Worklessness at early stages in the life-course may have long-term effects on health status in later life, through the accumulation of socio-economic disadvantage. There is some evidence regarding the shorter-term economic penalties and psychological morbidities that follow, however, the longer-term (decadal scale) consequences in terms of socioeconomic status and health are unclear.

This study follows a representative sample of 1% of the England and Wales (E&W) census population aged 16-24, drawn at 1971 from the Longitudinal Study (ONS LS), and explores how their economic trajectories differ in a 40-year follow-up period by worklessness status at baseline.

Descriptive results suggest that NEETs in the sample went on to have divergent economic outcomes compared with their non-NEET counterparts.

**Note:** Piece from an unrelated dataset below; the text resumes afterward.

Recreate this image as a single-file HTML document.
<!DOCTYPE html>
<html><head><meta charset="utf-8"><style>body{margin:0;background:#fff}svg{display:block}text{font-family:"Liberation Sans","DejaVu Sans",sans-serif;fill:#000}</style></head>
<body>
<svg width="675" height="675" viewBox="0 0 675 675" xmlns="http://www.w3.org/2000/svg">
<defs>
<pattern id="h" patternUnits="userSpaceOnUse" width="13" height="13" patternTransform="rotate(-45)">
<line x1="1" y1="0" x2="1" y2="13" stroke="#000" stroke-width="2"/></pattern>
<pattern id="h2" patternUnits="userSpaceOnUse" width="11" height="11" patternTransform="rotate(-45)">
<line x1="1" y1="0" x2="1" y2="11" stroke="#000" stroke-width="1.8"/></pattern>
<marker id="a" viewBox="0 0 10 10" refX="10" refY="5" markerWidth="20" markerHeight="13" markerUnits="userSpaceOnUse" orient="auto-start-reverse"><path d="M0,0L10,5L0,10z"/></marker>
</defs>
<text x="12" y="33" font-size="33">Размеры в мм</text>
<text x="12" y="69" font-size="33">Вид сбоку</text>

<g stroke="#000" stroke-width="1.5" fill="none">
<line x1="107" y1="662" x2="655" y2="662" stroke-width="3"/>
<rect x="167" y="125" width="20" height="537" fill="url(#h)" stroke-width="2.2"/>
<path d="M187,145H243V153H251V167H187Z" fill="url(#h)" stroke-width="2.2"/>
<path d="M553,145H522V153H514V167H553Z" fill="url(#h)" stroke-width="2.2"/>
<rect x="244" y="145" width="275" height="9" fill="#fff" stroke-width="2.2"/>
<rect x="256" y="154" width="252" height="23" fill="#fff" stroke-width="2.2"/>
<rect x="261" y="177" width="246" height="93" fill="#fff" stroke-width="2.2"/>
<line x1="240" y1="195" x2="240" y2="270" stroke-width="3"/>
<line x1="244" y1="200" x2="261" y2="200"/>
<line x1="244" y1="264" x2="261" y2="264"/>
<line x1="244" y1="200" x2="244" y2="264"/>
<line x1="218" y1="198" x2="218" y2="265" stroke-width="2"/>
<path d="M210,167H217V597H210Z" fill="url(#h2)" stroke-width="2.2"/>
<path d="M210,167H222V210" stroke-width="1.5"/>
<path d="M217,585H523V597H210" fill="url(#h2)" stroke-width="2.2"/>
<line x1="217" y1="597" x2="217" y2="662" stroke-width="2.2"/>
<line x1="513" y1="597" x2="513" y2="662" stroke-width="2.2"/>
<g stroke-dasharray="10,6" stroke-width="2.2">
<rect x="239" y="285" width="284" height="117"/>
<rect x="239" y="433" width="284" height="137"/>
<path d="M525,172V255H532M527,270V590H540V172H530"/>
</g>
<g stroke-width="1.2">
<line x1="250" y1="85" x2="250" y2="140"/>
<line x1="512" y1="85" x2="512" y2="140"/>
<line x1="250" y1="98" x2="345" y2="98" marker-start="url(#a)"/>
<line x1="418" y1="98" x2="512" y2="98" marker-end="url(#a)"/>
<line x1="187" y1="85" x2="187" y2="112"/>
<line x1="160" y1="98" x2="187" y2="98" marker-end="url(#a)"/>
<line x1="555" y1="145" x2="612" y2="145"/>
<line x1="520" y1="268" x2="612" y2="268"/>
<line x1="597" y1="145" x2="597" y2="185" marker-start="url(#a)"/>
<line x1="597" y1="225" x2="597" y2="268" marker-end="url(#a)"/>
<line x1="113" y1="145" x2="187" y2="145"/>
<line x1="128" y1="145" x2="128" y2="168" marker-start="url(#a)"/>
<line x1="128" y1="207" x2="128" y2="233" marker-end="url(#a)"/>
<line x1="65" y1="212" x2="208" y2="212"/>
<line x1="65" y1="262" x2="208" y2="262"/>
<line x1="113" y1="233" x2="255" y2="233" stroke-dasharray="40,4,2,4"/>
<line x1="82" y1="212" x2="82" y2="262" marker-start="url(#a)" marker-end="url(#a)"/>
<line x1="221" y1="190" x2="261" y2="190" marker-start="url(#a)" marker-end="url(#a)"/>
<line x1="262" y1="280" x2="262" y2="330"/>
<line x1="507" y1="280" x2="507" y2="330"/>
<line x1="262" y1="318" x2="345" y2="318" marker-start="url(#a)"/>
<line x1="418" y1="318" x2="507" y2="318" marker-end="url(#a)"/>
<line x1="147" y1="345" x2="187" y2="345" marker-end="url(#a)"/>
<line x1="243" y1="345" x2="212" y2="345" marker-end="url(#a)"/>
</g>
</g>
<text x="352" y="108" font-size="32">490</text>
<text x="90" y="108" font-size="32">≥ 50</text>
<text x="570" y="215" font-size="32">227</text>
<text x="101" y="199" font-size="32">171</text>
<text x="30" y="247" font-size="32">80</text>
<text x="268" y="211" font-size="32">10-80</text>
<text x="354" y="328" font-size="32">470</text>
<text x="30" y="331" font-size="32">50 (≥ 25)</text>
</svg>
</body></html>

Men showed a certain degree of uniformity in economic activity trajectories: a large proportion (35%, n= 11186) of men stayed in employment/studying throughout 50-year study period, while another 16% (n= 5186) did so until age 46-54. Men who started as NEETs at baseline displayed a variety of trajectories, most of which involved shorter stretches of work/study in-between inactive states. Women, on the other hand also started from a majority position of non-NEETs at baseline, showed more diversity which could be interpreted as early and late interruptions in work/study.

Gender-specific multinomial regression was used to explore the time-lag effects of previous economic activity states in determining “current” activities, adjusted using economic activity at 16-24 years, most recent economic activity status, age group, education level, marital status, health status, spouse working status, presence of household member with long-term illness, parental social class at baseline, and ward-level deprivation. The results show that as expected, the most recent economic activity states were highly predictive of “current” states 10 years later; while although the influence from economic activity states at 16-24 weakened over time, it was still informative in predicting inactivity up until mid- life (aged 36 to 44) in both genders.

In conclusion: in a large, representative, historical sample from E&W, worklessness at the age of 16-24 was found to inform economic activity status into mid-life, even after adjusting for the more recent states.